FDA Orders a Company to Shutdown: And What Exactly is the Consumer Benefit?

Last week, the FDA ordered the popular genetic testing startup 23andMe to shutdown. The FDA sent a letter to the company, saying they should stop marketing their popular kits immediately, as it hadn’t been completely cleared or approved by them. The worry, according to the FDA, is that some consumers might use the results from the genetic tests to self-treat, or the possibility for false positives for certain diseases or genetic traits.

23andMe, for those who aren’t familiar, allows consumers to test their DNA to get results on if they’re carrying certain hereditary diseases, if they’re at risk for genetic problems, and alerts you of them so you can work with your doctor to treat or prepare for any health concerns. The tests are administered in your own home, by yourself—you simply spit into a repository, seal it up, and mail it off. You have your results in a matter of weeks. And the cost? A paltry $99, a small price to pay for many who want to be prepared for any health concerns they should be prepared for as they grow older.

As often happens with fast moving, innovative products, the government has finally caught up to 23andMe. The government feels the need to regulate this innovative new product and service, as they fear consumers can’t make decisions on their own. Of course, as Reason’s Ronald Bailey points out, there isn’t a single instance of a consumer being harmed from this testing kit. What really happens is that these kits allow a dialog to start between a patient and their doctor, and more testing to commence to make sure the initial tests are correct.
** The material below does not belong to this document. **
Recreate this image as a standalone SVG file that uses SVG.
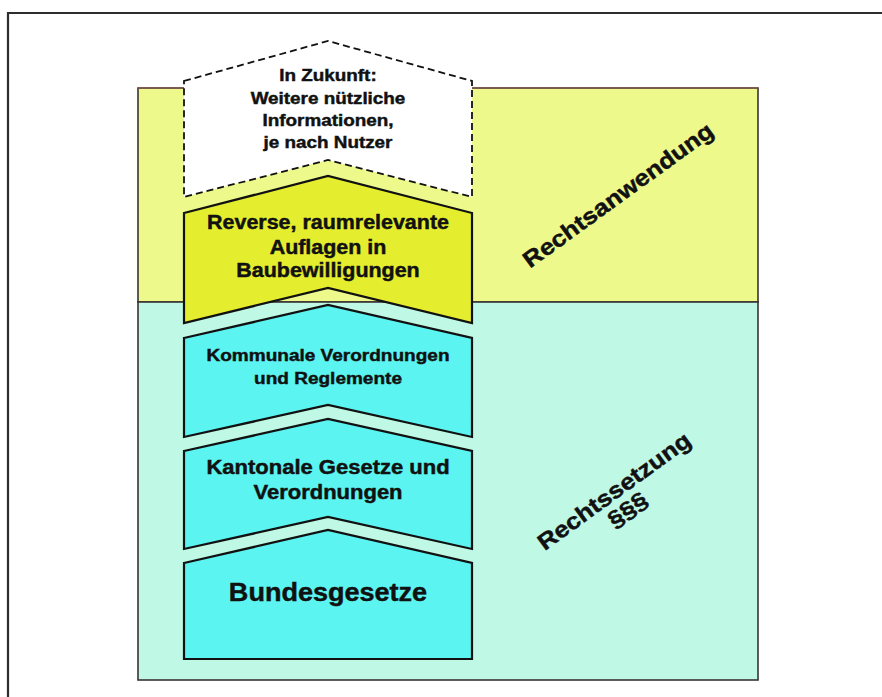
<svg xmlns="http://www.w3.org/2000/svg" width="882" height="697" viewBox="0 0 882 697">
  <style>
    .frame { fill: none; stroke: #2e2e2e; stroke-width: 2.2; }
    .zone { stroke: #3a3434; stroke-width: 1.6; }
    .zone-apply { fill: #EEF98C; }
    .zone-set { fill: #BFF9E6; }
    .chev { stroke: #111; stroke-width: 2.2; stroke-linejoin: miter; }
    .chev-future { fill: #FFFFFF; stroke-dasharray: 7 4; stroke-width: 1.8; }
    .chev-yellow { fill: #E5EE2E; }
    .chev-cyan { fill: #5BF4F0; }
    text { font-family: "Liberation Sans", Arial, sans-serif; font-weight: bold; fill: #111; stroke: #111; stroke-width: 0.45; text-anchor: middle; }
  </style>

  <!-- outer frame (top and left edges) -->
  <path class="frame" d="M8 697 V13 H882"/>

  <!-- zones: application above, legislation below -->
  <g id="zone-rechtsanwendung">
    <rect class="zone zone-apply" x="138" y="88" width="620" height="214"/>
    <line x1="138" y1="88" x2="758" y2="88" stroke="#9a5a50" stroke-width="1.2"/>
    <g transform="translate(618 195) rotate(-36) scale(1.12 1)">
      <text x="0" y="8" font-size="23">Rechtsanwendung</text>
    </g>
  </g>
  <g id="zone-rechtssetzung">
    <rect class="zone zone-set" x="138" y="302" width="620" height="378"/>
    <g transform="translate(614 491) rotate(-36) scale(1.12 1)">
      <text x="0" y="8" font-size="23">Rechtssetzung</text>
      <text x="0" y="31" font-size="23">§§§</text>
    </g>
  </g>

  <!-- stacked chevrons -->
  <g id="node-zukunft">
    <path class="chev chev-future" d="M184 81 L328 41 L472 81 L472 197 L328 160 L184 197 Z"/>
    <g transform="translate(328 0) scale(1.11 1)" font-size="17">
      <text x="0" y="81">In Zukunft:</text>
      <text x="0" y="104">Weitere nützliche</text>
      <text x="0" y="126">Informationen,</text>
      <text x="0" y="148">je nach Nutzer</text>
    </g>
  </g>

  <g id="node-auflagen">
    <path class="chev chev-yellow" d="M184 213 L328 176 L472 213 L472 323 L328 288 L184 323 Z"/>
    <g transform="translate(328 0) scale(1.1 1)" font-size="19.5">
      <text x="0" y="229">Reverse, raumrelevante</text>
      <text x="0" y="254">Auflagen in</text>
      <text x="0" y="277">Baubewilligungen</text>
    </g>
  </g>

  <g id="node-kommunal">
    <path class="chev chev-cyan" d="M184 338 L328 305 L472 338 L472 437 L328 405 L184 437 Z"/>
    <g transform="translate(328 0) scale(1.1 1)" font-size="17.3">
      <text x="0" y="361">Kommunale Verordnungen</text>
      <text x="0" y="384">und Reglemente</text>
    </g>
  </g>

  <g id="node-kantonal">
    <path class="chev chev-cyan" d="M184 451 L328 419 L472 451 L472 549 L328 517 L184 549 Z"/>
    <g transform="translate(328 0) scale(1.1 1)" font-size="20">
      <text x="0" y="474">Kantonale Gesetze und</text>
      <text x="0" y="499">Verordnungen</text>
    </g>
  </g>

  <g id="node-bund">
    <path class="chev chev-cyan" d="M184 563 L328 530 L472 563 L472 659 L184 659 Z"/>
    <g transform="translate(328 0) scale(1.04 1)" font-size="26">
      <text x="0" y="601">Bundesgesetze</text>
    </g>
  </g>

  <!-- no connectors: the chevrons stack directly -->
  <g id="connectors"/>
</svg>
The FDA has a history of regulating and keeping products out of the marketplace that could be helpful to consumers. In fact, there’s a movie in theaters now, Dallas Buyers Club, which chronicles a man’s fight to bring life saving AIDS drugs to consumers, and the FDA’s fight to stop him. In the film, a man brought drugs that were being safely used and saving lives in other countries to the United States. There’s also been a movement underway for years for the FDA to approve cancer drugs faster—there are many drugs languishing in testing trials that could be brought to market faster that could save thousands of lives. Bart Madden chronicles many of these cases in his book Free to Choose Medicine.

There, of course, may be a compelling need to have the FDA involved in some drug testing and keeping consumers safe, but at some point, adults should be left to make their own decisions. In the case of 23andMe, there’s no immediate harm that could come from using the service. As with any product, consumers should be trusted to use products wisely. We’re on the brink of some exciting developments in the life sciences field, and the last thing entrepreneurs and innovators need is the regulatory hand of the government involved.

Zack Christenson writes on digital tech issues for the American Consumer Institute Center for Citizen Research.